Die sanfte Diktatur der Zustimmung oder: Cancel me gently

Man wird heute nicht mehr von der Bühne gezerrt – man wird eingeladen, sich selbst zu entfernen. Es ist der feuchte Traum jeder Bürokratie: eine Bevölkerung, die ihre eigenen Formulare ausfüllt, ihre eigenen Gedanken überprüft und ihre eigenen Abweichungen meldet. Der Kapitalismus, längst kein Wolf im Schafspelz mehr, sondern ein Schaf im Hoodie mit moralischer Mission, hat das Disziplinieren delegiert – an eine Armee von Konsumenten, die glauben, sie seien Akteure der Veränderung, während sie in Wahrheit nur Kunden sind, die sich selbst outsourcen.

TIP:  Ein statistischer Scheinriese

Progressivität wird nicht mehr an der radikalen Infragestellung von Macht gemessen, sondern an der korrekten Haltung beim Kniefall. Wer „woke“ ist, darf alles sagen – solange es nicht den Produktionsfluss stört. Und wer aus der Reihe tanzt, wird nicht weggesperrt, sondern entmonetarisiert. Das ist die neue Zensur: keine Bücherverbote, sondern Sichtbarkeitsentzug. Keine Folter, sondern Shadowbanning. Eine Dystopie im Kuschelmodus.

Utopie als Corporate Branding, der Regenbogen auf dem Panzer

Dass der Kapitalismus alles frisst, war bekannt. Dass er aber selbst seine größten Kritiker in Limited Editions verwandelt, ist die wahre Meisterleistung.

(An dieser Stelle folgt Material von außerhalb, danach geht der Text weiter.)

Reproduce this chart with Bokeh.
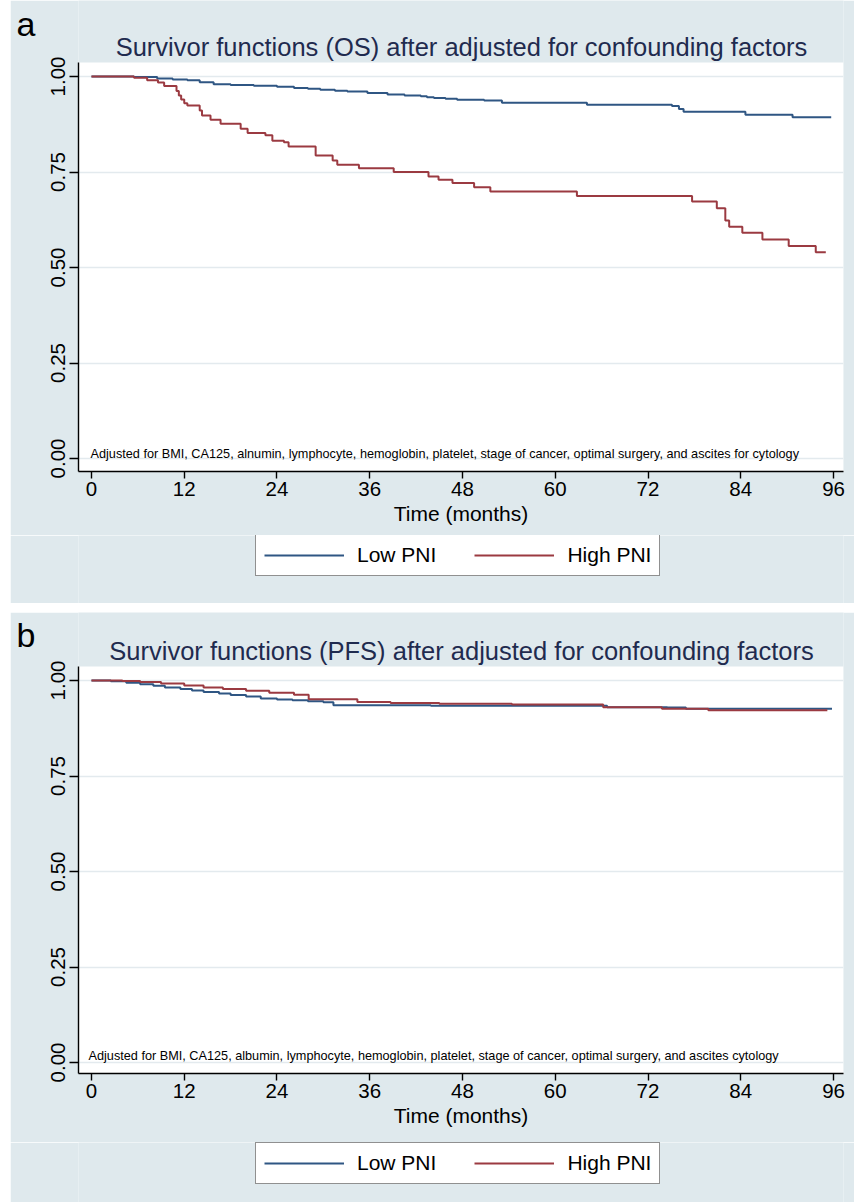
from bokeh.plotting import figure
from bokeh.models import (Range1d, FixedTicker, Legend, LegendItem, Label,
                          PrintfTickFormatter, BoxAnnotation, LinearAxis, Spacer)
from bokeh.layouts import column, row
from bokeh.embed import file_html
from bokeh.resources import INLINE

# ---------------- data ----------------
x_ticks = [0, 12, 24, 36, 48, 60, 72, 84, 96]
x_tick_labels = ["0", "12", "24", "36", "48", "60", "72", "84", "96"]
y_ticks = [0.0, 0.25, 0.5, 0.75, 1.0]
y_tick_labels = ["0.00", "0.25", "0.50", "0.75", "1.00"]
group_names = ["Low PNI", "High PNI"]
x_axis_title = "Time (months)"

os_title = "Survivor functions (OS) after adjusted for confounding factors"
os_note = ("Adjusted for BMI, CA125, alnumin, lymphocyte, hemoglobin, platelet, "
           "stage of cancer, optimal surgery, and ascites for cytology")
pfs_title = "Survivor functions (PFS) after adjusted for confounding factors"
pfs_note = ("Adjusted for BMI, CA125, albumin, lymphocyte, hemoglobin, platelet, "
            "stage of cancer, optimal surgery, and ascites cytology")

os_low_months = [0, 5.5, 8.5, 10.5, 12.4, 14.0, 15.8, 18.0, 21.0, 24.0,
                 26.2, 28.0, 29.6, 31.5, 33.1, 35.7, 38.3, 40.5, 42.6, 43.4,
                 44.3, 45.8, 47.3, 50.8, 53.1, 64.1, 75.1, 76.0, 76.6, 84.6,
                 90.7, 95.7]
os_low_surv = [1.000, 0.999, 0.995, 0.992, 0.990, 0.985, 0.980, 0.978, 0.976, 0.973,
               0.970, 0.968, 0.965, 0.963, 0.961, 0.957, 0.953, 0.950, 0.948, 0.946,
               0.944, 0.942, 0.939, 0.937, 0.931, 0.926, 0.923, 0.915, 0.908, 0.900,
               0.893, 0.893]

os_high_months = [0, 5.5, 7.2, 8.6, 9.4, 11.0, 11.3, 11.6, 12.0, 12.4,
                  14.0, 14.3, 15.4, 16.7, 19.3, 20.2, 22.5, 23.4, 24.9, 25.5,
                  29.0, 31.2, 31.8, 34.6, 39.1, 43.6, 44.9, 46.7, 49.5, 51.6,
                  62.8, 77.7, 80.9, 82.0, 82.5, 84.2, 86.8, 90.2, 93.7, 95.0]
os_high_surv = [1.000, 0.997, 0.990, 0.984, 0.975, 0.962, 0.950, 0.940, 0.930, 0.924,
                0.911, 0.898, 0.887, 0.876, 0.863, 0.852, 0.846, 0.832, 0.828, 0.817,
                0.793, 0.780, 0.769, 0.760, 0.750, 0.738, 0.730, 0.721, 0.710, 0.699,
                0.687, 0.673, 0.655, 0.623, 0.607, 0.591, 0.573, 0.556, 0.540, 0.540]

pfs_low_months = [0, 2.5, 4.5, 6.3, 8.0, 9.5, 11.5, 13.0, 14.5, 16.5,
                  18.0, 20.0, 21.9, 24.0, 26.0, 28.0, 30.0, 31.3, 43.9, 66.7,
                  74.5, 76.9, 95.8]
pfs_low_surv = [1.000, 0.998, 0.994, 0.990, 0.986, 0.982, 0.978, 0.974, 0.970, 0.966,
                0.962, 0.958, 0.953, 0.950, 0.948, 0.946, 0.943, 0.935, 0.934, 0.930,
                0.929, 0.926, 0.926]

pfs_high_months = [0, 4.0, 6.3, 9.0, 12.0, 14.5, 17.0, 20.0, 23.0, 26.2,
                   28.1, 34.4, 38.7, 45.0, 54.4, 66.2, 73.8, 79.8, 95.2]
pfs_high_surv = [1.000, 0.999, 0.996, 0.992, 0.987, 0.982, 0.978, 0.973, 0.968, 0.963,
                 0.951, 0.944, 0.941, 0.939, 0.937, 0.930, 0.926, 0.922, 0.922]

# ---------------- style / geometry (pixels inside each panel) ----------------
W = 844
FL, FR = 68, 833            # plot frame left/right
PX_PER_UNIT = 382.0         # pixels per survival unit
X_START, X_END = -1.68, 97.29
BG = "#dfe9ed"
GRID = "#e3eaee"
BLUE = "#2f5683"
RED = "#9b3a41"
TITLE_C = "#1f2b4f"
FONT = "Liberation Sans"
NAN = float("nan")


def make_main(letter, title, note, low_t, low_s, high_t, high_s,
              height, fbot, one_px, white_top_px, title_base, letter_mid,
              note_left, note_mid):
    y_end = 1 + one_px / PX_PER_UNIT
    y_start = 1 - (fbot - one_px) / PX_PER_UNIT

    def dx(px):
        return X_START + (px - FL) * (X_END - X_START) / (FR - FL)

    def dy(py):
        return y_end - py * (y_end - y_start) / fbot

    white_top = dy(white_top_px)

    p = figure(width=W, height=height,
               x_range=Range1d(X_START, X_END), y_range=Range1d(y_start, y_end),
               output_backend="svg", toolbar_location=None,
               min_border_left=FL, min_border_right=W - FR,
               min_border_top=0, min_border_bottom=height - fbot)
    p.background_fill_color = BG
    p.border_fill_color = BG
    p.outline_line_color = None

    # white plot region
    p.add_layout(BoxAnnotation(top=white_top, fill_color="white", fill_alpha=1.0,
                               line_color=None, level="image"))

    # grid
    p.xgrid.visible = False
    p.ygrid.ticker = FixedTicker(ticks=y_ticks)
    p.ygrid.grid_line_color = GRID
    p.ygrid.grid_line_width = 1.3

    # axes
    p.xaxis.ticker = FixedTicker(ticks=x_ticks)
    p.xaxis.major_label_overrides = {t: l for t, l in zip(x_ticks, x_tick_labels)}
    p.yaxis.ticker = FixedTicker(ticks=y_ticks)
    p.yaxis.formatter = PrintfTickFormatter(format="%.2f")
    p.yaxis.major_label_overrides = {t: l for t, l in zip(y_ticks, y_tick_labels)}
    p.yaxis.major_label_orientation = "vertical"
    p.yaxis.bounds = (y_start, white_top)
    for ax in (p.xaxis, p.yaxis):
        ax.axis_line_color = "black"
        ax.axis_line_width = 1.4
        ax.major_tick_line_color = "black"
        ax.major_tick_line_width = 1.4
        ax.major_tick_in = 0
        ax.minor_tick_line_color = None
        ax.major_label_text_font = FONT
        ax.major_label_text_font_size = "20.5px"
        ax.major_label_text_color = "black"
    p.xaxis.major_tick_out = 7
    p.xaxis.major_label_standoff = 3
    p.yaxis.major_tick_out = 9
    p.yaxis.major_label_standoff = 5
    p.xaxis.axis_label = x_axis_title
    p.xaxis.axis_label_text_font = FONT
    p.xaxis.axis_label_text_font_size = "21px"
    p.xaxis.axis_label_text_font_style = "normal"
    p.xaxis.axis_label_text_color = "black"
    p.xaxis.axis_label_standoff = 3

    # panel letter, shown as the only label of an extra outer left axis
    ly = round(dy(letter_mid), 4)
    letter_axis = LinearAxis(ticker=FixedTicker(ticks=[ly]),
                             major_label_overrides={ly: letter},
                             axis_line_color=None, major_tick_line_color=None,
                             minor_tick_line_color=None,
                             major_tick_out=0, major_tick_in=0,
                             major_label_standoff=12,
                             major_label_orientation="horizontal",
                             major_label_text_font=FONT,
                             major_label_text_font_size="34px",
                             major_label_text_color="black")
    p.add_layout(letter_axis, "left")

    p.step(low_t, low_s, mode="after", line_color=BLUE, line_width=2)
    p.step(high_t, high_s, mode="after", line_color=RED, line_width=2)

    p.add_layout(Label(x=dx(451), y=dy(title_base), text=title,
                       text_align="center", text_baseline="alphabetic",
                       text_font=FONT, text_font_size="25.5px", text_color=TITLE_C))
    p.add_layout(Label(x=dx(note_left), y=dy(note_mid), text=note,
                       text_align="left", text_baseline="middle",
                       text_font=FONT, text_font_size="12.7px", text_color="black"))
    return p


def make_footer(height, legend_left, legend_bottom):
    f = figure(width=W, height=height, x_range=Range1d(0, 1), y_range=Range1d(0, 1),
               x_axis_type=None, y_axis_type=None,
               output_backend="svg", toolbar_location=None, min_border=0)
    f.background_fill_color = BG
    f.border_fill_color = BG
    f.outline_line_color = None
    # legend samples only (no visible data in this strip)
    r_low = f.line(x=[NAN], y=[NAN], line_color=BLUE, line_width=2)
    r_high = f.line(x=[NAN], y=[NAN], line_color=RED, line_width=2)
    legend = Legend(items=[LegendItem(label=group_names[0], renderers=[r_low]),
                           LegendItem(label=group_names[1], renderers=[r_high])],
                    location=(legend_left, legend_bottom), orientation="horizontal",
                    glyph_width=80, glyph_height=20, label_standoff=13,
                    spacing=38, padding=8, margin=0,
                    label_text_font=FONT, label_text_font_size="21px",
                    label_text_color="black",
                    border_line_color="#222222", border_line_width=1.3,
                    background_fill_color="white", background_fill_alpha=1.0)
    f.add_layout(legend)
    return f


main_a = make_main("a", os_title, os_note, os_low_months, os_low_surv,
                   os_high_months, os_high_surv,
                   height=535, fbot=471, one_px=76, white_top_px=62,
                   title_base=46, letter_mid=23, note_left=80, note_mid=453)
foot_a = make_footer(68, 177, 27)
main_b = make_main("b", pfs_title, pfs_note, pfs_low_months, pfs_low_surv,
                   pfs_high_months, pfs_high_surv,
                   height=530, fbot=461, one_px=68, white_top_px=54,
                   title_base=38, letter_mid=22, note_left=78, note_mid=443)
foot_b = make_footer(60, 177, 18)

layout = row(Spacer(width=10),
             column(main_a, foot_a, Spacer(height=9), main_b, foot_b))
open("out.html", "w").write(file_html(layout, INLINE))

Der Kapitalismus hat Greta Thunberg in eine TikTok-Ästhetik gepresst und die Klimakatastrophe in ein Geschäftsmodell verwandelt. Unternehmen werben mit Nachhaltigkeit, während sie Wälder roden, sie sprechen von mental health, während sie Burnouts optimieren, sie feiern Pride, während sie in Ländern investieren, in denen Homosexualität illegal ist – aber nur außerhalb des Pride-Monats, versteht sich.

Was einst links war – Kritik, Skepsis, Ironie, Widerstand – ist heute Teil der Marketingabteilung. Und die Grenze zwischen Utopie und Verkaufsstrategie ist dünner als die Plastikfolie auf Bio-Gurken. Der Kapitalismus hat verstanden: Wer den Fortschritt besitzen will, muss ihn emotionalisieren. Und so wird jede Rebellion sofort in eine App verwandelt, jede Kritik in eine Keynote, jede Utopie in eine Subscription.

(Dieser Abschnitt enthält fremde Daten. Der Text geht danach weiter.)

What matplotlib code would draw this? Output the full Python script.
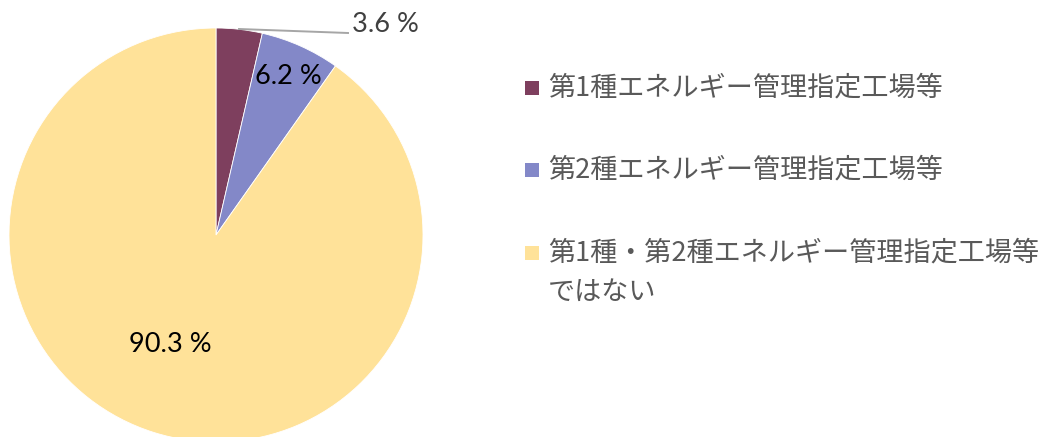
import matplotlib.pyplot as plt
from matplotlib.patches import Rectangle

# share of factories by designation (%)
labels = ['第1種エネルギー管理指定工場等',
          '第2種エネルギー管理指定工場等',
          '第1種・第2種エネルギー管理指定工場等\nではない']
shares = [3.6, 6.2, 90.3]
colors = ['#7E3F5E', '#8388C8', '#FFE299']

W, H = 1049, 437
fig = plt.figure(figsize=(W / 100, H / 100), dpi=100)
ax = fig.add_axes([0, 0, 1, 1])

# pie in pixel-like units, y measured from the bottom
ax.pie(shares, colors=colors, startangle=90, counterclock=False,
       center=(216, H - 235), radius=207, frame=True,
       wedgeprops=dict(linewidth=0.6, edgecolor='white'))
ax.set_xlim(0, W)
ax.set_ylim(0, H)
ax.set_aspect('equal')
ax.axis('off')

# percent labels
lab_font = ['Lato', 'DejaVu Sans']
ax.plot([239, 348], [H - 29, H - 33], color='#A6A6A6', lw=1.4)
ax.text(352, H - 24, f'{shares[0]} %', ha='left', va='center',
        fontsize=19.5, color='#404040', family=lab_font)
ax.text(288, H - 76, f'{shares[1]} %', ha='center', va='center',
        fontsize=19.5, color='black', family=lab_font)
ax.text(170, H - 344, f'{shares[2]} %', ha='center', va='center',
        fontsize=19.5, color='black', family=lab_font)

# legend, each text line placed on its own
rows = [88, 170, 253]
for lab, c, y in zip(labels, colors, rows):
    ax.add_patch(Rectangle((525, H - y - 7), 14, 14, color=c, lw=0))
    for i, line in enumerate(lab.split('\n')):
        ax.text(548, H - y - 39 * i, line, ha='left', va='center',
                fontsize=19.5, color='#595959',
                family=['Noto Sans CJK JP', 'DejaVu Sans'])

fig.savefig('out.png', dpi=100)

Wenn der Algorithmus links blinkt und rechts abbiegt

Irgendwann – und das Irgendwann ist nicht hypothetisch, sondern längst vergangene Gegenwart – wird das Progressivere zum Autoritären im Kapitalismus, weil es gar nicht anders kann. Denn in einem System, das jede Idee nach ihrer Marktgängigkeit bewertet, wird jede Emanzipation zur Dienstleistung, jeder Widerstand zur Funktion, jede linke Theorie zum Content-Modul im Corporate Curriculum.

Wir sind nicht auf dem Weg in eine neue Gesellschaft – wir sind auf dem Weg in ein Update der alten, mit schönerem Interface. Und während wir uns gegenseitig für unsere progressiven Posts liken, verengt sich der Handlungsspielraum wie ein Pop-up-Fenster mit 17 Cookie-Hinweisen. Willkommen im autoritären Kapitalismus – powered by Inclusion, Diversity & AI.